To do -> Exactly retype the lines from the top of the data through the line containing "import seaborn as sns", leaving out every picture.

Source data ->

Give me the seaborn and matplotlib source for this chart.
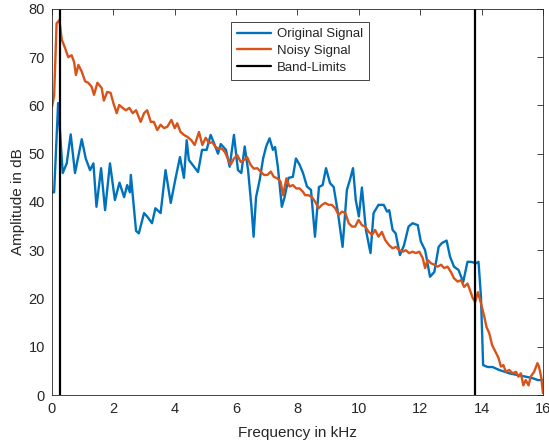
import matplotlib
matplotlib.use("Agg")
import matplotlib.pyplot as plt
import seaborn as sns

# Data
orig_f = [0.0, 0.07, 0.2, 0.35, 0.48, 0.61, 0.75, 0.97, 1.1, 1.24, 1.35, 1.45, 1.6, 1.73, 1.89,
          2.05, 2.2, 2.35, 2.45, 2.54, 2.57, 2.74, 2.83, 3.0, 3.1, 3.26, 3.37, 3.54, 3.7, 3.87,
          4.03, 4.17, 4.3, 4.39, 4.46, 4.63, 4.76, 4.89, 5.04, 5.17, 5.28, 5.41, 5.5, 5.67, 5.79,
          5.93, 6.06, 6.17, 6.28, 6.39, 6.5, 6.57, 6.65, 6.77, 6.88, 6.98, 7.09, 7.2, 7.27, 7.36,
          7.49, 7.58, 7.71, 7.85, 7.95, 8.07, 8.18, 8.31, 8.44, 8.57, 8.7, 8.82, 8.93, 9.06, 9.18,
          9.32, 9.47, 9.61, 9.71, 9.81, 9.9, 10.0, 10.1, 10.23, 10.38, 10.48, 10.64, 10.81, 10.92,
          10.99, 11.1, 11.2, 11.34, 11.47, 11.62, 11.75, 11.92, 12.02, 12.16, 12.32, 12.46, 12.6,
          12.71, 12.86, 12.97, 13.1, 13.25, 13.4, 13.54, 13.65, 13.82, 13.9, 13.98, 14.05, 14.2,
          14.36, 14.57, 14.9, 15.2, 15.44, 15.66, 15.83, 16.0]
orig_db = [42, 42, 60.5, 46, 48, 54, 46, 53, 49, 46.6, 48, 39, 47, 38.3, 48,
           40.4, 44, 41, 43.5, 42, 45.6, 34, 33.5, 37.7, 37, 35.6, 38.7, 37.7, 46.6, 39.8,
           45, 49.3, 45, 52.8, 48.7, 47.3, 46.2, 50.8, 50.8, 53.9, 52.2, 50, 52, 50.8, 47.3,
           53.9, 46.6, 46, 51.5, 46.6, 39, 32.8, 41, 44.6, 49, 51.5, 53.2, 50.8, 51.4, 47.3,
           39, 41, 45, 45.2, 49, 47.7, 46, 43.2, 42.5, 32.8, 43.1, 43.5, 47, 43.9, 43.1,
           37.7, 30.7, 42.5, 44.6, 47, 40.4, 37, 43, 34.2, 29.4, 37.7, 39.4, 39.4, 38,
           38.3, 34.2, 33.5, 29, 31, 34.9, 35.6, 35.2, 31.8, 30, 24.5, 25.5, 30.7,
           31.5, 32, 28.7, 26.6, 25.9, 23.4, 27.6, 27.6, 27.3, 27.6, 20.3, 6.2, 5.8,
           5.8, 5.2, 4.5, 4.1, 3.8, 3.5, 3.1, 3.1]

noisy_f = [0.0, 0.07, 0.15, 0.24, 0.32, 0.42, 0.53, 0.64, 0.72, 0.78, 0.86, 0.97, 1.08, 1.18,
           1.29, 1.37, 1.48, 1.62, 1.69, 1.8, 1.91, 2.0, 2.11, 2.19, 2.3, 2.41, 2.52, 2.63, 2.74,
           2.89, 3.0, 3.1, 3.22, 3.32, 3.43, 3.54, 3.65, 3.76, 3.89, 4.0, 4.08, 4.19, 4.3, 4.41,
           4.54, 4.65, 4.79, 4.9, 5.01, 5.12, 5.22, 5.33, 5.44, 5.52, 5.63, 5.73, 5.82, 5.93,
           6.04, 6.15, 6.26, 6.36, 6.47, 6.58, 6.69, 6.8, 6.91, 7.02, 7.13, 7.23, 7.34, 7.45,
           7.53, 7.64, 7.74, 7.85, 7.96, 8.07, 8.18, 8.25, 8.36, 8.47, 8.58, 8.69, 8.8, 8.9,
           9.02, 9.12, 9.23, 9.34, 9.45, 9.56, 9.67, 9.78, 9.88, 9.99, 10.1, 10.21, 10.32,
           10.43, 10.53, 10.64, 10.75, 10.86, 10.99, 11.1, 11.21, 11.32, 11.43, 11.53, 11.64,
           11.75, 11.86, 11.97, 12.08, 12.16, 12.24, 12.35, 12.46, 12.57, 12.68, 12.78, 12.89,
           13.0, 13.1, 13.22, 13.33, 13.43, 13.54, 13.6, 13.71, 13.79, 13.88, 13.98, 14.09,
           14.16, 14.25, 14.34, 14.45, 14.55, 14.63, 14.71, 14.79, 14.9, 15.01, 15.12, 15.2,
           15.28, 15.36, 15.44, 15.53, 15.6, 15.71, 15.82, 15.87, 15.94, 16.0]
noisy_db = [59.7, 62, 77, 77.7, 73.6, 72, 70, 70.4, 69, 66.3, 68.4, 67, 65, 64.7,
            63.9, 62.2, 64.7, 63.6, 61, 62.8, 62.6, 60.5, 58.4, 60.1, 59.5, 59, 59.5, 58.4, 59,
            56.6, 58.4, 59, 56.6, 56.6, 54.9, 56, 55.3, 55.6, 57, 55.3, 56.3, 54.5, 53.9, 53.5,
            52.8, 51.8, 54.5, 51.8, 53.3, 52.2, 52.4, 51.4, 51, 51.1, 50.4, 49, 47.7, 49,
            49.7, 48.3, 48.7, 49.3, 47.7, 46.9, 47, 46.3, 45.6, 45.6, 46.3, 45.2, 44.9, 44.2,
            41.4, 44.9, 43.2, 43.5, 42.8, 42.8, 42.1, 41.4, 41.4, 41, 40, 38.7, 39.4, 39.8,
            39.4, 39.4, 38.7, 37.3, 38, 37.7, 35.6, 34.9, 34.9, 36.3, 35.2, 34.9, 33.8,
            33.2, 34.2, 32.8, 33.8, 32.1, 31, 30.4, 30.7, 30, 29.7, 30, 29.4,
            29.7, 29.4, 29.7, 28.4, 26.3, 28, 27.3, 27, 26.6, 27, 26.3, 26.6,
            25.5, 24.2, 23.5, 23.8, 22.4, 23.1, 22.1, 20.1, 19.3, 21.3, 19, 16.2,
            14.1, 12.8, 10.4, 9, 7.7, 5.9, 6.2, 4.8, 5.2, 4.5, 4.8, 3.8,
            4.5, 2, 3.1, 2, 3.8, 4.8, 6.6, 5.9, 3.8, 0.4]

band_limits = [0.27, 13.8]
labels = ["Original Signal", "Noisy Signal", "Band-Limits"]

sns.set_style("white")
plt.rcParams['font.family'] = ['Liberation Sans', 'DejaVu Sans']

fig = plt.figure(figsize=(5.49, 4.46), dpi=100)
ax = fig.add_axes([0.0947, 0.1143, 0.8943, 0.8657])

sns.lineplot(x=orig_f, y=orig_db, ax=ax, color='#0072BD', linewidth=1.7, label=labels[0])
sns.lineplot(x=noisy_f, y=noisy_db, ax=ax, color='#D95319', linewidth=1.7, label=labels[1])
ax.axvline(band_limits[0], color='black', linewidth=1.6, label=labels[2])
ax.axvline(band_limits[1], color='black', linewidth=1.6)

ax.set_xlim(0, 16)
ax.set_ylim(0, 80)
ax.set_xticks(range(0, 17, 2))
ax.set_yticks(range(0, 81, 10))
ax.tick_params(direction='in', top=True, right=True, length=4, width=0.6,
               color='#262626', labelcolor='#262626', labelsize=10.5, pad=5)
for s in ax.spines.values():
    s.set_color('#262626')
    s.set_linewidth(0.6)
ax.set_xlabel("Frequency in kHz", fontsize=11, color='#262626', labelpad=7)
ax.set_ylabel("Amplitude in dB", fontsize=11, color='#262626', labelpad=3)

leg = ax.legend(loc='upper left', bbox_to_anchor=(0.3646, 0.966), borderaxespad=0,
                fontsize=9.5, fancybox=False, framealpha=1, edgecolor='#262626',
                handlelength=2.6, borderpad=0.45, labelspacing=0.35, handletextpad=0.4)
leg.get_frame().set_linewidth(0.6)

fig.savefig("out.png", dpi=100)
plt.close()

Response below ->
Give me the seaborn and matplotlib source for this chart.
import matplotlib
matplotlib.use("Agg")
import matplotlib.pyplot as plt
import seaborn as sns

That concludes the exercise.